* Part of a data file:
====

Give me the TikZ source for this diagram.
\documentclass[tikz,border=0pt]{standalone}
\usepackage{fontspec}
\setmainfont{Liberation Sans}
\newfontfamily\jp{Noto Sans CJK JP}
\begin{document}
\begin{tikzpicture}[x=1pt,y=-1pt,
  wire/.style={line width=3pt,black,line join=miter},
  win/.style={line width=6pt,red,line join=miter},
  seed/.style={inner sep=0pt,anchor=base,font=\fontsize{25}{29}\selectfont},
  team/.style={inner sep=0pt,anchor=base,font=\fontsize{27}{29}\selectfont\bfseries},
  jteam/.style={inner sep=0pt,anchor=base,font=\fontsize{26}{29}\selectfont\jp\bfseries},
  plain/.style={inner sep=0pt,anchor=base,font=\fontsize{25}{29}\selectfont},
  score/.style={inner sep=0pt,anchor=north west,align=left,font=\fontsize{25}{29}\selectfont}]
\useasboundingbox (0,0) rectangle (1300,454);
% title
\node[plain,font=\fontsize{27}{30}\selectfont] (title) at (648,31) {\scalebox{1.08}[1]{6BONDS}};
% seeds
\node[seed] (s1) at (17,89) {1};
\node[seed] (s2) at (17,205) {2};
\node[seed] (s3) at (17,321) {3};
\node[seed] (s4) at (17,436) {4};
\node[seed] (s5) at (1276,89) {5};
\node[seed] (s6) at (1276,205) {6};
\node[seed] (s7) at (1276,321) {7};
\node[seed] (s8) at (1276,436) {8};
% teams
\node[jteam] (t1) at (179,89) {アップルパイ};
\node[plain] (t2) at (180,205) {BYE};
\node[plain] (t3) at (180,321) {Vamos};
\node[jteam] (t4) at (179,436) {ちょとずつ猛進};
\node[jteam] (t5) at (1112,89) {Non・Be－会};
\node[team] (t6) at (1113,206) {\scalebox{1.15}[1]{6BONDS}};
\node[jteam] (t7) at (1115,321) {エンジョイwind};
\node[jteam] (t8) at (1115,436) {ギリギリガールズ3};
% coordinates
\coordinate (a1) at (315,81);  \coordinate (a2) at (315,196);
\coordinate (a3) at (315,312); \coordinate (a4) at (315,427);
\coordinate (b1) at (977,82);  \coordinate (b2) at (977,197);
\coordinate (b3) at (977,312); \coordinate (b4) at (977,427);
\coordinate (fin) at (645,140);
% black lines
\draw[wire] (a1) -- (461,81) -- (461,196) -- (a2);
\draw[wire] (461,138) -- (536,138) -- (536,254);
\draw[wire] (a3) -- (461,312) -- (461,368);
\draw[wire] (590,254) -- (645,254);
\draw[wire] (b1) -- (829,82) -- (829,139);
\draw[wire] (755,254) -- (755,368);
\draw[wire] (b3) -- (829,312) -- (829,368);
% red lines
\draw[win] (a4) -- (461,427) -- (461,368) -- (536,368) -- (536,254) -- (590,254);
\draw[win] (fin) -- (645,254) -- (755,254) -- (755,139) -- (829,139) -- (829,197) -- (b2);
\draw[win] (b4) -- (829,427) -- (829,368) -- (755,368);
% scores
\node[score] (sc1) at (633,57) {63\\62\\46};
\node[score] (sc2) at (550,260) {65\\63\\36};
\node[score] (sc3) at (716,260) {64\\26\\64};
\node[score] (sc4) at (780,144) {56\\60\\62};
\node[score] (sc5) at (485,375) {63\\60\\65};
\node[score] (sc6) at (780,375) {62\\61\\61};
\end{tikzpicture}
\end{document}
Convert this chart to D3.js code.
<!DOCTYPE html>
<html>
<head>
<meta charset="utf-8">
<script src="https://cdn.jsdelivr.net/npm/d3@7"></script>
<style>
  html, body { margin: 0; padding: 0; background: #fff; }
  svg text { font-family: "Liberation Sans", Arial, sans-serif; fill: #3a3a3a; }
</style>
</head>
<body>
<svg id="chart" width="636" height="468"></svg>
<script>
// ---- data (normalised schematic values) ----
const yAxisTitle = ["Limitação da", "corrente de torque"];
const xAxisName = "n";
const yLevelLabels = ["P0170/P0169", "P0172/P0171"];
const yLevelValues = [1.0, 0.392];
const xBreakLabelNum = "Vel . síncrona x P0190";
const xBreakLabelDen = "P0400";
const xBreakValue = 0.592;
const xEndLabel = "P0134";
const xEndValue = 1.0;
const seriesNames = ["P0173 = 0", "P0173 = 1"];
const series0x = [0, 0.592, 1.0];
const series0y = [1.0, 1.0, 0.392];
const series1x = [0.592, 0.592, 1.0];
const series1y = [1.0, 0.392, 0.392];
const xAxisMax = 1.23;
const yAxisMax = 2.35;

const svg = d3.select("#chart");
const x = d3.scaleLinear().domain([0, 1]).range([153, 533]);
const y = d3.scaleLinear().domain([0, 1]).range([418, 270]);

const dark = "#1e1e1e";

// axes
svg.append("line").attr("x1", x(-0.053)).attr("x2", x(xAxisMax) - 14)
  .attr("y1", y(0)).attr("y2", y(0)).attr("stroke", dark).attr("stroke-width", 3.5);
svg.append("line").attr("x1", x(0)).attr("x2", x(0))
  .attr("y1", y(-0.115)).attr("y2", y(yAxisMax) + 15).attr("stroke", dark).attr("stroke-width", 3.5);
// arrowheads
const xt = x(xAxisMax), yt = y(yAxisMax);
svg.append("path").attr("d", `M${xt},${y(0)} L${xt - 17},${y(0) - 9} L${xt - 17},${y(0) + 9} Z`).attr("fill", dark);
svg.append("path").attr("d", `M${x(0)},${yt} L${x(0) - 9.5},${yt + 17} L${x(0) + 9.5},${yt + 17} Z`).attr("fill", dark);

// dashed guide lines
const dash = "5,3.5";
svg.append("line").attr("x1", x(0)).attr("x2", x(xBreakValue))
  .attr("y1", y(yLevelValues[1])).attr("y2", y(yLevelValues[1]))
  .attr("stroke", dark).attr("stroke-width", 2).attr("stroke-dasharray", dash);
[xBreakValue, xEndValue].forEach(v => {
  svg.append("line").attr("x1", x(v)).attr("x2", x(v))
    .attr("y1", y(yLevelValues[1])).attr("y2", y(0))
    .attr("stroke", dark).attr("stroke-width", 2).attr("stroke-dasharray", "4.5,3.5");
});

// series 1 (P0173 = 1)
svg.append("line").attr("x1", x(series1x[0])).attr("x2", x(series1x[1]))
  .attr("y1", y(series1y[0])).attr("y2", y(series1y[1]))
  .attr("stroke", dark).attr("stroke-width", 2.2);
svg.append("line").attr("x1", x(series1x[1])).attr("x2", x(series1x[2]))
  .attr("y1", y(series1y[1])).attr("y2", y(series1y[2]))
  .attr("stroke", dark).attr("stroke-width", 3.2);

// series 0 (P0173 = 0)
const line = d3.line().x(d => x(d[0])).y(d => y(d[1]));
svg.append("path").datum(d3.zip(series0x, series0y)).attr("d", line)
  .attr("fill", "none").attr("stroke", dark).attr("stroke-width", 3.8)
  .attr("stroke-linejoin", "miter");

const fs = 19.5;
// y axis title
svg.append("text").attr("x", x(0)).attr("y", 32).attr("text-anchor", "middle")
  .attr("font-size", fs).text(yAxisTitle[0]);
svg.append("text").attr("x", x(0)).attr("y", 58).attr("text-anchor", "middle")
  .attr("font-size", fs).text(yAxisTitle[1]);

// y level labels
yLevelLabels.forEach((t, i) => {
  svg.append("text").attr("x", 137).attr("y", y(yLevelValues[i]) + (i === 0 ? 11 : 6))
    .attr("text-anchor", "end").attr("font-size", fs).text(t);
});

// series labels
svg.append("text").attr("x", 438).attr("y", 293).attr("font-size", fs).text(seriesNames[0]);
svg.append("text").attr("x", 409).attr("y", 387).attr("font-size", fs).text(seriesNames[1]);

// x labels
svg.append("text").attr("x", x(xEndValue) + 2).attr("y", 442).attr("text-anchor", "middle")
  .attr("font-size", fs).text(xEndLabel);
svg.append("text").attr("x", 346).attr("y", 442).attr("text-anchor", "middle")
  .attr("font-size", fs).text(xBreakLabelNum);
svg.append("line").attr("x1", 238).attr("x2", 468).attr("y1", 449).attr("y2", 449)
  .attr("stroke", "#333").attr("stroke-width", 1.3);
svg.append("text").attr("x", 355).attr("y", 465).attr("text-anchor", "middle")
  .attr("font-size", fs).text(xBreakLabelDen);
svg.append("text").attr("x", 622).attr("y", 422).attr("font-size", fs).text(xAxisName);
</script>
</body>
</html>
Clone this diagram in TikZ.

====

Copy every line in the entries above that has the string "chart" in it.

* Task output:
Convert this chart to D3.js code.
<svg id="chart" width="636" height="468"></svg>
const svg = d3.select("#chart");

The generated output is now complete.